- [Requirements]:
Return the lines that follow, exactly as they appear, from the first through the one containing "6.55, 7.39, 8.23];"; no pictures are to be included.

- [Exercise data]:
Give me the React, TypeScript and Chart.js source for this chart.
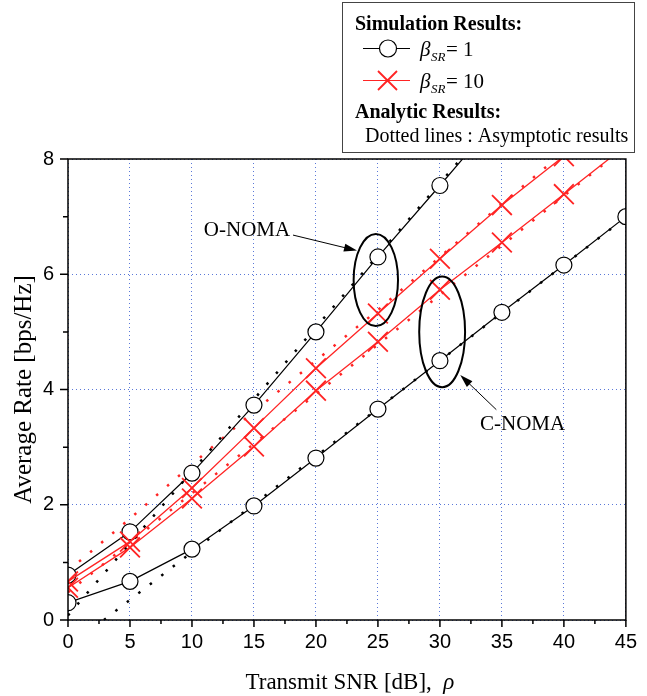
import React, { useEffect, useRef } from "react";
import { Chart, registerables } from "chart.js";
Chart.register(...registerables);

// ---- data (Average Rate [bps/Hz] vs Transmit SNR [dB]) ----
const snrDb = [0, 5, 10, 15, 20, 25, 30, 35, 40, 45];
const oNomaBeta1 = [0.78, 1.53, 2.55, 3.73, 5.0, 6.3, 7.54, 8.8];
const cNomaBeta1 = [0.3, 0.67, 1.23, 1.98, 2.81, 3.66, 4.5, 5.34, 6.16, 7.0];
const oNomaBeta10 = [0.67, 1.36, 2.29, 3.33, 4.37, 5.32, 6.27, 7.2, 8.05];
const cNomaBeta10 = [0.56, 1.26, 2.11, 3.01, 3.98, 4.83, 5.73, 6.55, 7.39, 8.23];

// asymptotic (dotted) results
const oNomaBeta1AsymX = [0, 5, 10, 15, 20, 25, 30, 35];
const oNomaBeta1Asym = [0.08, 1.33, 2.58, 3.83, 5.08, 6.33, 7.58, 8.83];
const cNomaBeta1AsymX = [2.9, 5, 10, 15, 20, 25, 30, 35, 40, 45];
const cNomaBeta1Asym = [0, 0.35, 1.18, 2.01, 2.84, 3.67, 4.5, 5.33, 6.16, 6.99];
const oNomaBeta10AsymX = [0, 5, 10, 15, 20, 25, 30, 35, 40, 45];
const oNomaBeta10Asym = [0.85, 1.76, 2.7, 3.62, 4.5, 5.38, 6.3, 7.22, 8.12, 9.02];
const cNomaBeta10AsymX = [0, 5, 10, 15, 20, 25, 30, 35, 40, 45];
const cNomaBeta10Asym = [0.48, 1.34, 2.2, 3.06, 3.92, 4.78, 5.64, 6.5, 7.36, 8.22];

const xTicks = [0, 5, 10, 15, 20, 25, 30, 35, 40, 45];
const yTicks = [0, 2, 4, 6, 8];

const SERIF = '"Liberation Serif", "Times New Roman", serif';
const SANS = '"Liberation Sans", Arial, sans-serif';
const RED = "#ff2424";
const GRID = "#5a78d8";

const pts = (xs: number[], ys: number[]) => ys.map((v, i) => ({ x: xs[i], y: v }));

function arrow(ctx: CanvasRenderingContext2D, x1: number, y1: number, x2: number, y2: number) {
  const ang = Math.atan2(y2 - y1, x2 - x1);
  const L = 13, W = 4;
  ctx.beginPath();
  ctx.moveTo(x1, y1);
  ctx.lineTo(x2 - L * Math.cos(ang) * 0.8, y2 - L * Math.sin(ang) * 0.8);
  ctx.stroke();
  ctx.beginPath();
  ctx.moveTo(x2, y2);
  ctx.lineTo(x2 - L * Math.cos(ang) + W * Math.sin(ang), y2 - L * Math.sin(ang) - W * Math.cos(ang));
  ctx.lineTo(x2 - L * Math.cos(ang) - W * Math.sin(ang), y2 - L * Math.sin(ang) + W * Math.cos(ang));
  ctx.closePath();
  ctx.fill();
}

const decor = {
  id: "decor",
  afterDatasetsDraw(chart: any) {
    const { ctx, chartArea: a, scales } = chart;
    const x = scales.x, y = scales.y;
    ctx.save();
    // ellipses
    ctx.strokeStyle = "#000";
    ctx.lineWidth = 2;
    const ell = (cx: number, cy: number, rx: number, ry: number) => {
      const px = x.getPixelForValue(cx), py = y.getPixelForValue(cy);
      const prx = x.getPixelForValue(cx + rx) - px;
      const pry = py - y.getPixelForValue(cy + ry);
      ctx.beginPath();
      ctx.ellipse(px, py, prx, pry, 0, 0, Math.PI * 2);
      ctx.stroke();
    };
    ell(24.83, 5.9, 1.79, 0.8);
    ell(30.18, 5.0, 1.85, 0.96);
    // arrows
    ctx.lineWidth = 1;
    ctx.fillStyle = "#000";
    arrow(ctx, x.getPixelForValue(18.15), y.getPixelForValue(6.68), x.getPixelForValue(23.31), y.getPixelForValue(6.41));
    arrow(ctx, x.getPixelForValue(34.55), y.getPixelForValue(3.65), x.getPixelForValue(31.64), y.getPixelForValue(4.25));
    // labels
    ctx.font = `21px ${SERIF}`;
    ctx.textAlign = "center";
    ctx.textBaseline = "alphabetic";
    ctx.fillText("O-NOMA", x.getPixelForValue(14.44), y.getPixelForValue(6.66));
    ctx.fillText("C-NOMA", x.getPixelForValue(36.67), y.getPixelForValue(3.3));

    // frame
    ctx.lineWidth = 1.5;
    ctx.strokeStyle = "#000";
    ctx.strokeRect(a.left, a.top, a.right - a.left, a.bottom - a.top);
    // ticks
    ctx.beginPath();
    for (let v = 0; v <= 45; v += 2.5) {
      const px = x.getPixelForValue(v);
      const major = v % 5 === 0;
      ctx.moveTo(px, a.bottom);
      ctx.lineTo(px, a.bottom + (major ? 7 : 4));
    }
    for (let v = 0; v <= 8; v += 1) {
      const py = y.getPixelForValue(v);
      const major = v % 2 === 0;
      ctx.moveTo(a.left, py);
      ctx.lineTo(a.left - (major ? 8 : 5), py);
    }
    ctx.stroke();

    // axis titles
    ctx.fillStyle = "#000";
    ctx.font = `23px ${SERIF}`;
    ctx.textAlign = "left";
    const t1 = "Transmit SNR [dB],  ";
    const w1 = ctx.measureText(t1).width;
    ctx.font = `italic 23px ${SERIF}`;
    const w2 = ctx.measureText("ρ").width;
    const sx = (a.left + a.right) / 2 + 3 - (w1 + w2) / 2;
    ctx.font = `23px ${SERIF}`;
    ctx.fillText(t1, sx, 689);
    ctx.font = `italic 23px ${SERIF}`;
    ctx.fillText("ρ", sx + w1, 689);

    ctx.save();
    ctx.translate(31, (a.top + a.bottom) / 2);
    ctx.rotate(-Math.PI / 2);
    ctx.textAlign = "center";
    ctx.font = `25px ${SERIF}`;
    ctx.fillText("Average Rate [bps/Hz]", 0, 0);
    ctx.restore();

    // legend box
    ctx.fillStyle = "#fff";
    ctx.fillRect(342.5, 2.5, 292, 150);
    ctx.strokeStyle = "#444";
    ctx.lineWidth = 1;
    ctx.strokeRect(342.5, 2.5, 292, 150);
    ctx.fillStyle = "#000";
    ctx.textAlign = "left";
    ctx.font = `bold 20px ${SERIF}`;
    ctx.fillText("Simulation Results:", 355, 29.5);
    ctx.fillText("Analytic Results:", 355, 117.5);
    ctx.font = `20px ${SERIF}`;
    ctx.fillText("Dotted lines : Asymptotic results", 365, 142);

    // row 1
    ctx.strokeStyle = "#000";
    ctx.lineWidth = 1.2;
    ctx.beginPath();
    ctx.moveTo(363, 48.5);
    ctx.lineTo(410, 48.5);
    ctx.stroke();
    ctx.beginPath();
    ctx.arc(388, 48.5, 8.5, 0, Math.PI * 2);
    ctx.fillStyle = "#fff";
    ctx.fill();
    ctx.stroke();
    // row 2
    ctx.strokeStyle = RED;
    ctx.beginPath();
    ctx.moveTo(363, 80.5);
    ctx.lineTo(410, 80.5);
    ctx.stroke();
    ctx.lineWidth = 1.8;
    ctx.beginPath();
    ctx.moveTo(378, 71);
    ctx.lineTo(397, 90);
    ctx.moveTo(397, 71);
    ctx.lineTo(378, 90);
    ctx.stroke();

    ctx.fillStyle = "#000";
    const betaRow = (base: number, val: string) => {
      ctx.font = `italic 21px ${SERIF}`;
      ctx.fillText("β", 420, base);
      ctx.font = `italic 13px ${SERIF}`;
      ctx.fillText("SR", 431, base + 5);
      ctx.font = `21px ${SERIF}`;
      ctx.fillText("= " + val, 446, base);
    };
    betaRow(55.5, "1");
    betaRow(87.5, "10");
    ctx.restore();
  },
};

export default function App() {
  const ref = useRef<HTMLCanvasElement | null>(null);
  useEffect(() => {
    if (!ref.current) return;
    const dotted = (xs: number[], ys: number[], color: string) => ({
      data: pts(xs, ys),
      borderColor: color,
      borderWidth: 2.5,
      borderDash: [2.5, 12],
      pointRadius: 0,
      fill: false,
      clip: 0,
      order: 5,
    });
    const black = (xs: number[], ys: number[]) => ({
      data: pts(xs, ys),
      borderColor: "#000",
      borderWidth: 1.2,
      pointStyle: "circle",
      pointRadius: 8,
      pointBackgroundColor: "#fff",
      pointBorderColor: "#000",
      pointBorderWidth: 1.2,
      fill: false,
      clip: 0,
      order: 3,
    });
    const red = (xs: number[], ys: number[]) => ({
      data: pts(xs, ys),
      borderColor: RED,
      borderWidth: 1.3,
      pointStyle: "crossRot",
      pointRadius: 14,
      pointBorderColor: RED,
      pointBorderWidth: 1.8,
      fill: false,
      clip: 0,
      order: 1,
    });
    const chart = new Chart(ref.current, {
      type: "line",
      data: {
        datasets: [
          dotted(oNomaBeta1AsymX, oNomaBeta1Asym, "#000"),
          dotted(cNomaBeta1AsymX, cNomaBeta1Asym, "#000"),
          dotted(oNomaBeta10AsymX, oNomaBeta10Asym, RED),
          dotted(cNomaBeta10AsymX, cNomaBeta10Asym, RED),
          black(snrDb, oNomaBeta1),
          black(snrDb, cNomaBeta1),
          red(snrDb, oNomaBeta10),
          red(snrDb, cNomaBeta10),
        ] as any,
      },
      options: {
        animation: false,
        responsive: false,
        devicePixelRatio: 1,
        events: [],
        layout: { padding: { top: 159, right: 12, left: 0, bottom: 0 } },
        plugins: { legend: { display: false }, tooltip: { enabled: false } },
        scales: {
          x: {
            type: "linear",
            min: 0,
            max: 45,
            afterFit: (s: any) => { s.height = 76; },
            afterBuildTicks: (s: any) => { s.ticks = xTicks.map((v) => ({ value: v })); },
            ticks: { color: "#000", font: { family: SANS, size: 20 }, padding: 10, maxRotation: 0 },
            grid: { color: GRID, lineWidth: 1, drawTicks: false },
            border: { display: false, dash: [1, 3] },
          },
          y: {
            type: "linear",
            min: 0,
            max: 8,
            afterFit: (s: any) => { s.width = 68; },
            afterBuildTicks: (s: any) => { s.ticks = yTicks.map((v) => ({ value: v })); },
            ticks: { color: "#000", font: { family: SANS, size: 20 }, padding: 14 },
            grid: { color: GRID, lineWidth: 1, drawTicks: false },
            border: { display: false, dash: [1, 3] },
          },
        },
      } as any,
      plugins: [decor],
    });
    return () => chart.destroy();
  }, []);
  return (
    <div style={{ position: "absolute", left: 0, top: 0, width: 647, height: 696, background: "#fff" }}>
      <canvas ref={ref} width={647} height={696} style={{ width: 647, height: 696, display: "block" }} />
    </div>
  );
}
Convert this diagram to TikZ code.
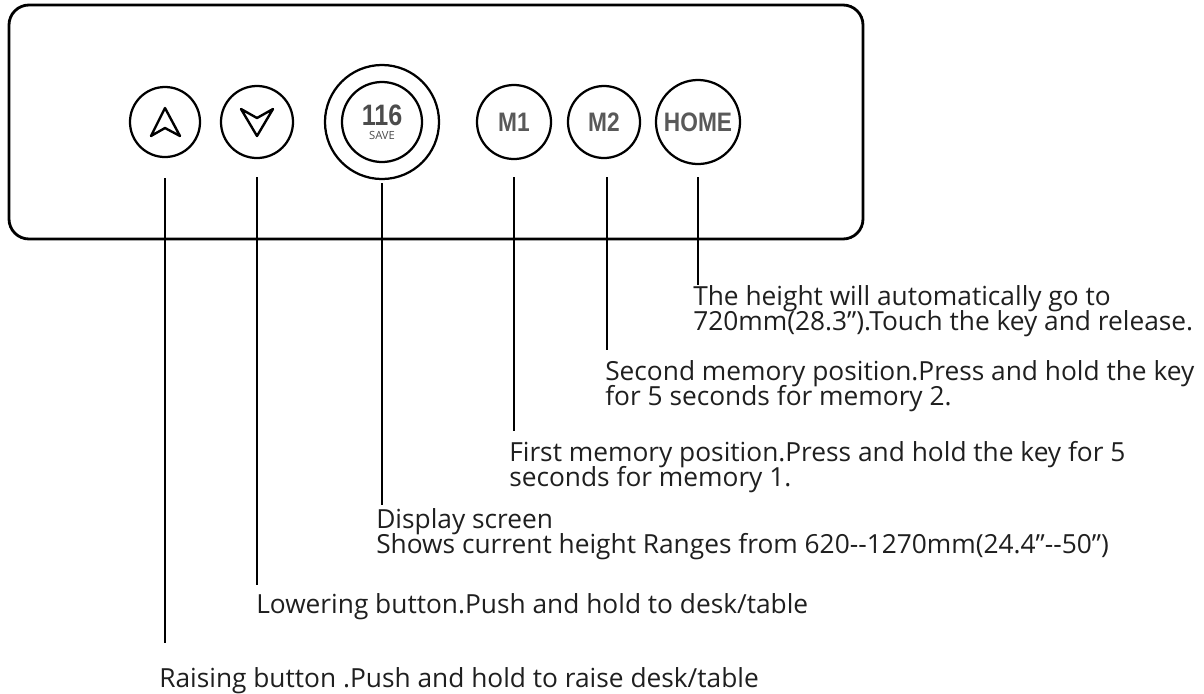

- [Final result]:
Give me the React, TypeScript and Chart.js source for this chart.
import React, { useEffect, useRef } from "react";
import { Chart, registerables } from "chart.js";
Chart.register(...registerables);

// ---- data (Average Rate [bps/Hz] vs Transmit SNR [dB]) ----
const snrDb = [0, 5, 10, 15, 20, 25, 30, 35, 40, 45];
const oNomaBeta1 = [0.78, 1.53, 2.55, 3.73, 5.0, 6.3, 7.54, 8.8];
const cNomaBeta1 = [0.3, 0.67, 1.23, 1.98, 2.81, 3.66, 4.5, 5.34, 6.16, 7.0];
const oNomaBeta10 = [0.67, 1.36, 2.29, 3.33, 4.37, 5.32, 6.27, 7.2, 8.05];
const cNomaBeta10 = [0.56, 1.26, 2.11, 3.01, 3.98, 4.83, 5.73, 6.55, 7.39, 8.23];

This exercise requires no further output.